--- Begin COLLECTED DATA ---

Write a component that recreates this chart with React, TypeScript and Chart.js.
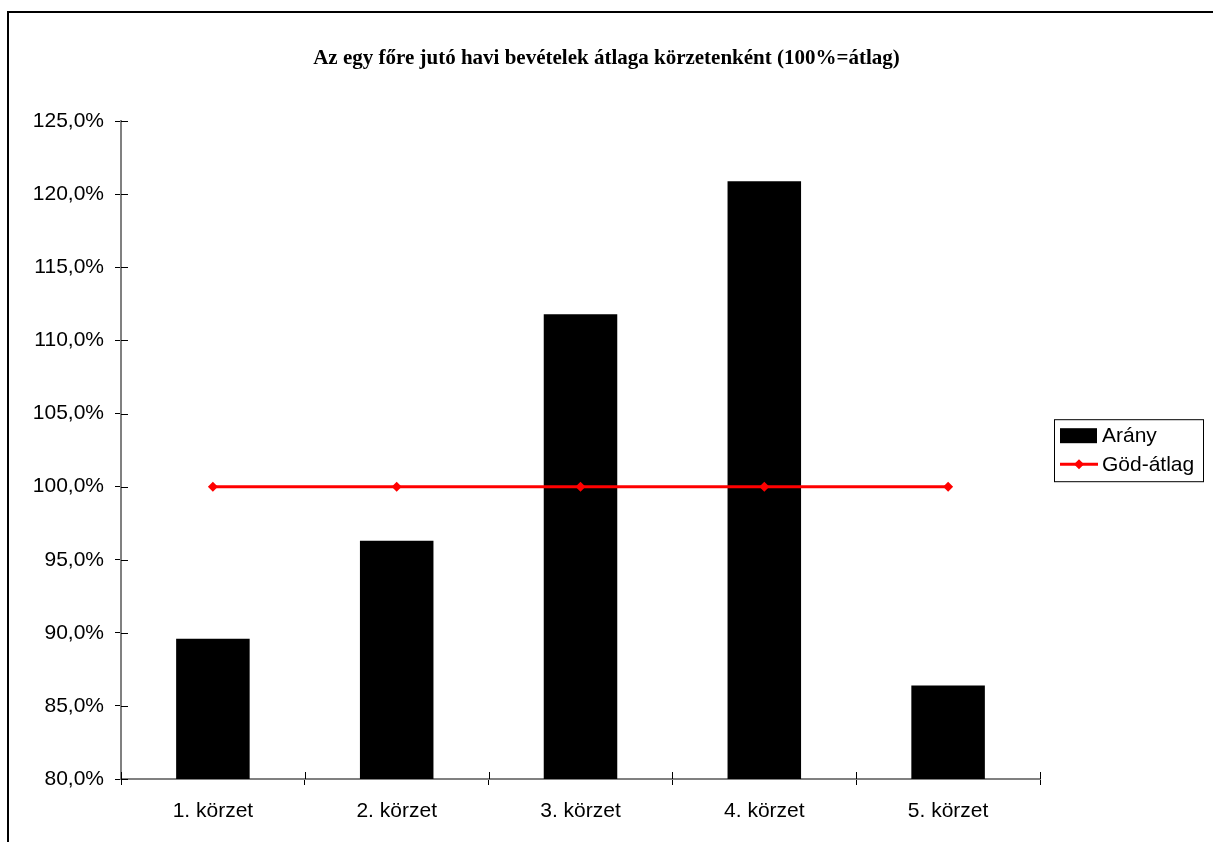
import React, { useEffect, useRef } from "react";
import { Chart, registerables } from "chart.js";

Chart.register(...registerables);

const categories = ["1. körzet", "2. körzet", "3. körzet", "4. körzet", "5. körzet"];
const aranyValues = [89.6, 96.3, 111.8, 120.9, 86.4];
const godAtlagValues = [100, 100, 100, 100, 100];
const seriesLabels = ["Arány", "Göd-átlag"];
const titleText = "Az egy főre jutó havi bevételek átlaga körzetenként (100%=átlag)";
const yMin = 80;
const yMax = 125;
const yStep = 5;

const FONT = "'Liberation Sans', Arial, sans-serif";

const innerTicks = {
  id: "innerTicks",
  afterDraw(chart: any) {
    const ctx = chart.ctx;
    const x = chart.scales.x;
    const y = chart.scales.y;
    ctx.save();
    ctx.strokeStyle = "#000";
    ctx.lineWidth = 1;
    ctx.beginPath();
    y.ticks.forEach((t: any) => {
      const py = Math.round(y.getPixelForValue(t.value)) + 0.5;
      ctx.moveTo(y.right, py);
      ctx.lineTo(y.right + 7, py);
    });
    for (let i = 0; i <= categories.length; i++) {
      const px = Math.round(x.getPixelForValue(i - 0.5)) + 0.5;
      ctx.moveTo(px, x.top);
      ctx.lineTo(px, x.top - 7);
    }
    ctx.stroke();
    ctx.restore();
  },
};

const boxLegend = {
  id: "boxLegend",
  afterDraw(chart: any) {
    const ctx = chart.ctx;
    const area = chart.chartArea;
    const left = area.right + 14;
    const top = area.top + 298;
    const w = 149;
    const h = 62;
    ctx.save();
    ctx.strokeStyle = "#000";
    ctx.lineWidth = 1;
    ctx.strokeRect(left + 0.5, top + 0.5, w, h);
    ctx.font = `21px ${FONT}`;
    ctx.textBaseline = "middle";
    const ds = chart.data.datasets;
    const bar = ds.find((d: any) => d.type === "bar");
    const line = ds.find((d: any) => d.type === "line");
    // bar item
    const y1 = top + 16;
    ctx.fillStyle = bar.backgroundColor;
    ctx.fillRect(left + 6, y1 - 7, 37, 15);
    ctx.fillStyle = "#000";
    ctx.fillText(bar.label, left + 48, y1 + 1);
    // line item
    const y2 = top + 45;
    ctx.strokeStyle = line.borderColor;
    ctx.lineWidth = 3;
    ctx.beginPath();
    ctx.moveTo(left + 6, y2);
    ctx.lineTo(left + 44, y2);
    ctx.stroke();
    ctx.fillStyle = line.borderColor;
    ctx.beginPath();
    const cx = left + 25;
    ctx.moveTo(cx, y2 - 5);
    ctx.lineTo(cx + 5, y2);
    ctx.lineTo(cx, y2 + 5);
    ctx.lineTo(cx - 5, y2);
    ctx.closePath();
    ctx.fill();
    ctx.fillStyle = "#000";
    ctx.fillText(line.label, left + 48, y2 + 1);
    ctx.restore();
  },
};

export default function App() {
  const canvasRef = useRef<HTMLCanvasElement | null>(null);

  useEffect(() => {
    const canvas = canvasRef.current;
    if (!canvas) return;
    const chart = new Chart(canvas, {
      type: "bar",
      data: {
        labels: categories,
        datasets: [
          {
            type: "bar",
            label: seriesLabels[0],
            data: aranyValues,
            backgroundColor: "#000000",
            borderWidth: 0,
            barPercentage: 0.4,
            categoryPercentage: 1,
            order: 1,
          } as any,
          {
            type: "line",
            label: seriesLabels[1],
            data: godAtlagValues,
            borderColor: "#ff0000",
            backgroundColor: "#ff0000",
            borderWidth: 3,
            pointStyle: "rectRot",
            pointRadius: 5,
            pointBackgroundColor: "#ff0000",
            pointBorderColor: "#ff0000",
            pointBorderWidth: 0,
            fill: false,
            order: 0,
          } as any,
        ],
      },
      options: {
        responsive: false,
        animation: false,
        devicePixelRatio: 1,
        layout: { padding: 0 },
        plugins: {
          legend: { display: false },
          tooltip: { enabled: false },
          title: {
            display: true,
            text: titleText,
            color: "#000",
            font: { family: "'Liberation Serif', 'Times New Roman', serif", size: 21, weight: "bold" },
            padding: { top: 46, bottom: 50 },
          },
        },
        scales: {
          x: {
            offset: true,
            grid: {
              offset: true,
              drawOnChartArea: false,
              drawTicks: true,
              tickLength: 6,
              tickColor: "#000",
              tickWidth: 1,
            },
            border: { display: true, color: "#808080", width: 2 },
            ticks: {
              color: "#000",
              font: { family: FONT, size: 21 },
              padding: 14,
              maxRotation: 0,
            },
            afterFit: (s: any) => {
              s.height = 63;
            },
          },
          y: {
            min: yMin,
            max: yMax,
            grid: {
              drawOnChartArea: false,
              drawTicks: true,
              tickLength: 6,
              tickColor: "#000",
              tickWidth: 1,
            },
            border: { display: true, color: "#808080", width: 2 },
            ticks: {
              stepSize: yStep,
              color: "#000",
              font: { family: FONT, size: 21 },
              padding: 11,
              callback: (v: any) => Number(v).toFixed(1).replace(".", ",") + "%",
            },
            afterFit: (s: any) => {
              s.width = 121;
            },
          },
          legendSpace: {
            type: "linear",
            position: "right",
            display: true,
            grid: { display: false, drawTicks: false },
            border: { display: false },
            ticks: { display: false },
            afterFit: (s: any) => {
              s.width = 173;
            },
          },
        },
      } as any,
      plugins: [innerTicks, boxLegend],
    });
    return () => chart.destroy();
  }, []);

  return (
    <div style={{ position: "fixed", left: 0, top: 0, width: 1213, height: 842, overflow: "hidden", background: "#fff" }}>
      <div
        style={{
          position: "absolute",
          left: 7,
          top: 11,
          width: 1300,
          height: 900,
          border: "2px solid #000",
          boxSizing: "border-box",
        }}
      />
      <canvas
        ref={canvasRef}
        width={1213}
        height={842}
        style={{ position: "absolute", left: 0, top: 0, width: 1213, height: 842 }}
      />
    </div>
  );
}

--- End COLLECTED DATA ---

■ PROBLEM
Exactly reproduce the run of lines from the start of the listing through the line with "Chart.register(...registerables);", inclusive; pictures are not copied.

■ EXERCISE RESPONSE
Write a component that recreates this chart with React, TypeScript and Chart.js.
import React, { useEffect, useRef } from "react";
import { Chart, registerables } from "chart.js";

Chart.register(...registerables);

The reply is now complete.